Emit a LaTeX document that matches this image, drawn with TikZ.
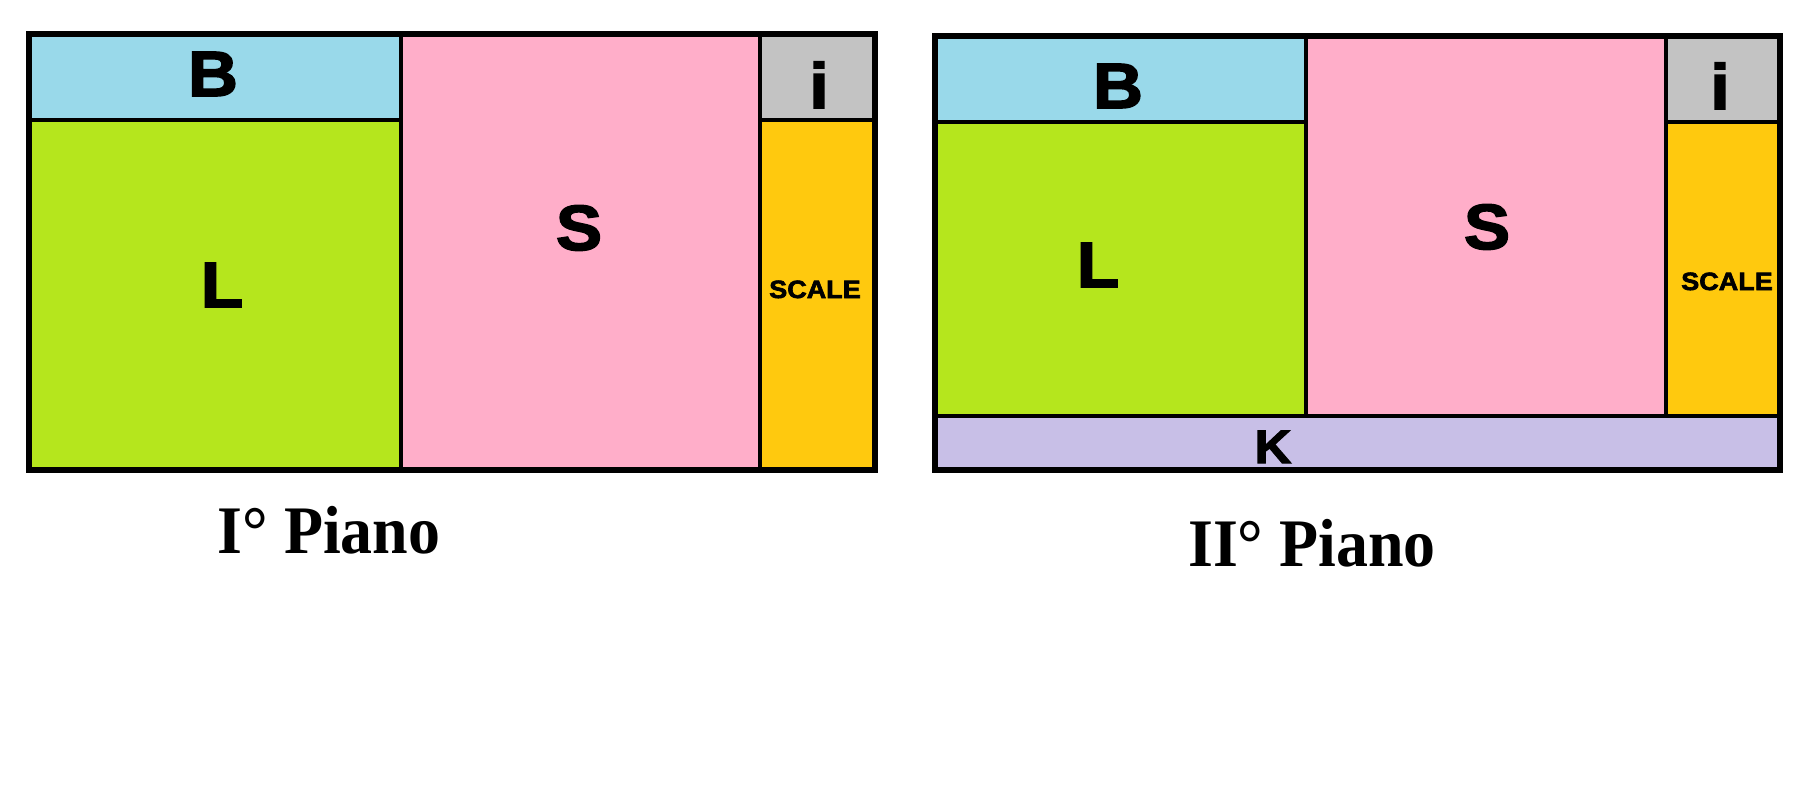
\documentclass[tikz,border=0pt]{standalone}
\usepackage{fontspec}
\setmainfont{Liberation Serif}[BoldFeatures={FakeStretch=0.94}]
\newfontfamily\lblfont{Liberation Sans}[BoldFeatures={FakeBold=2.5,FakeStretch=1.08}]
\definecolor{cB}{HTML}{99D9EA}
\definecolor{cL}{HTML}{B5E61D}
\definecolor{cS}{HTML}{FFAEC9}
\definecolor{cI}{HTML}{C3C3C3}
\definecolor{cSc}{HTML}{FFC90E}
\definecolor{cK}{HTML}{C8BFE7}
\begin{document}
\begin{tikzpicture}[x=1pt,y=-1pt,
  frame/.style={line width=6pt,line join=miter},
  divider/.style={line width=4pt},
  big/.style={anchor=base,inner sep=0pt,font=\lblfont\bfseries\fontsize{64}{64}\selectfont},
  small/.style={anchor=base,inner sep=0pt,font=\lblfont\bfseries\fontsize{25}{25}\selectfont},
  title/.style={anchor=base,inner sep=0pt,font=\bfseries\fontsize{68}{68}\selectfont}]
\useasboundingbox (0,0) rectangle (1800,800);
\fill[white] (0,0) rectangle (1800,800);
% ---------- I piano ----------
\fill[cB] (29,34) rectangle (401,120);
\fill[cL] (29,120) rectangle (401,470);
\fill[cS] (401,34) rectangle (760,470);
\fill[cI] (760,34) rectangle (875,120);
\fill[cSc] (760,120) rectangle (875,470);
\draw[divider] (401,34) -- (401,470) (760,34) -- (760,470)
  (29,120) -- (401,120) (760,120) -- (875,120);
\draw[frame] (29,34) rectangle (875,470);
\node[big] (b1) at (213,96) {B};
\node[big] (l1) at (222,307) {L};
\node[big] (s1) at (579,250) {S};
\node[big] (i1) at (819,108) {i};
\node[small] (sc1) at (815,298) {SCALE};
\node[title] (t1) at (329,553) {I° Piano};
% ---------- II piano ----------
\fill[cB] (935,36) rectangle (1306,122);
\fill[cL] (935,122) rectangle (1306,416);
\fill[cS] (1306,36) rectangle (1666,416);
\fill[cI] (1666,36) rectangle (1780,122);
\fill[cSc] (1666,122) rectangle (1780,416);
\fill[cK] (935,416) rectangle (1780,470);
\draw[divider] (1306,36) -- (1306,416) (1666,36) -- (1666,416)
  (935,122) -- (1306,122) (1666,122) -- (1780,122) (935,416) -- (1780,416);
\draw[frame] (935,36) rectangle (1780,470);
\node[big] (b2) at (1118,108) {B};
\node[big] (l2) at (1098,287) {L};
\node[big] (s2) at (1487,249) {S};
\node[big] (i2) at (1720,109) {i};
\node[small] (sc2) at (1727,290) {SCALE};
\node[big,font=\lblfont\bfseries\fontsize{47}{47}\selectfont] (k2) at (1273,463) {K};
\node[title] (t2) at (1312,566) {II° Piano};
\end{tikzpicture}
\end{document}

=-=-=

» What is expected
Repeat the data in full and exactly. Omit pictures.

» Result of the task
Emit a LaTeX document that matches this image, drawn with TikZ.
\documentclass[tikz,border=0pt]{standalone}
\usepackage{fontspec}
\setmainfont{Liberation Serif}[BoldFeatures={FakeStretch=0.94}]
\newfontfamily\lblfont{Liberation Sans}[BoldFeatures={FakeBold=2.5,FakeStretch=1.08}]
\definecolor{cB}{HTML}{99D9EA}
\definecolor{cL}{HTML}{B5E61D}
\definecolor{cS}{HTML}{FFAEC9}
\definecolor{cI}{HTML}{C3C3C3}
\definecolor{cSc}{HTML}{FFC90E}
\definecolor{cK}{HTML}{C8BFE7}
\begin{document}
\begin{tikzpicture}[x=1pt,y=-1pt,
  frame/.style={line width=6pt,line join=miter},
  divider/.style={line width=4pt},
  big/.style={anchor=base,inner sep=0pt,font=\lblfont\bfseries\fontsize{64}{64}\selectfont},
  small/.style={anchor=base,inner sep=0pt,font=\lblfont\bfseries\fontsize{25}{25}\selectfont},
  title/.style={anchor=base,inner sep=0pt,font=\bfseries\fontsize{68}{68}\selectfont}]
\useasboundingbox (0,0) rectangle (1800,800);
\fill[white] (0,0) rectangle (1800,800);
% ---------- I piano ----------
\fill[cB] (29,34) rectangle (401,120);
\fill[cL] (29,120) rectangle (401,470);
\fill[cS] (401,34) rectangle (760,470);
\fill[cI] (760,34) rectangle (875,120);
\fill[cSc] (760,120) rectangle (875,470);
\draw[divider] (401,34) -- (401,470) (760,34) -- (760,470)
  (29,120) -- (401,120) (760,120) -- (875,120);
\draw[frame] (29,34) rectangle (875,470);
\node[big] (b1) at (213,96) {B};
\node[big] (l1) at (222,307) {L};
\node[big] (s1) at (579,250) {S};
\node[big] (i1) at (819,108) {i};
\node[small] (sc1) at (815,298) {SCALE};
\node[title] (t1) at (329,553) {I° Piano};
% ---------- II piano ----------
\fill[cB] (935,36) rectangle (1306,122);
\fill[cL] (935,122) rectangle (1306,416);
\fill[cS] (1306,36) rectangle (1666,416);
\fill[cI] (1666,36) rectangle (1780,122);
\fill[cSc] (1666,122) rectangle (1780,416);
\fill[cK] (935,416) rectangle (1780,470);
\draw[divider] (1306,36) -- (1306,416) (1666,36) -- (1666,416)
  (935,122) -- (1306,122) (1666,122) -- (1780,122) (935,416) -- (1780,416);
\draw[frame] (935,36) rectangle (1780,470);
\node[big] (b2) at (1118,108) {B};
\node[big] (l2) at (1098,287) {L};
\node[big] (s2) at (1487,249) {S};
\node[big] (i2) at (1720,109) {i};
\node[small] (sc2) at (1727,290) {SCALE};
\node[big,font=\lblfont\bfseries\fontsize{47}{47}\selectfont] (k2) at (1273,463) {K};
\node[title] (t2) at (1312,566) {II° Piano};
\end{tikzpicture}
\end{document}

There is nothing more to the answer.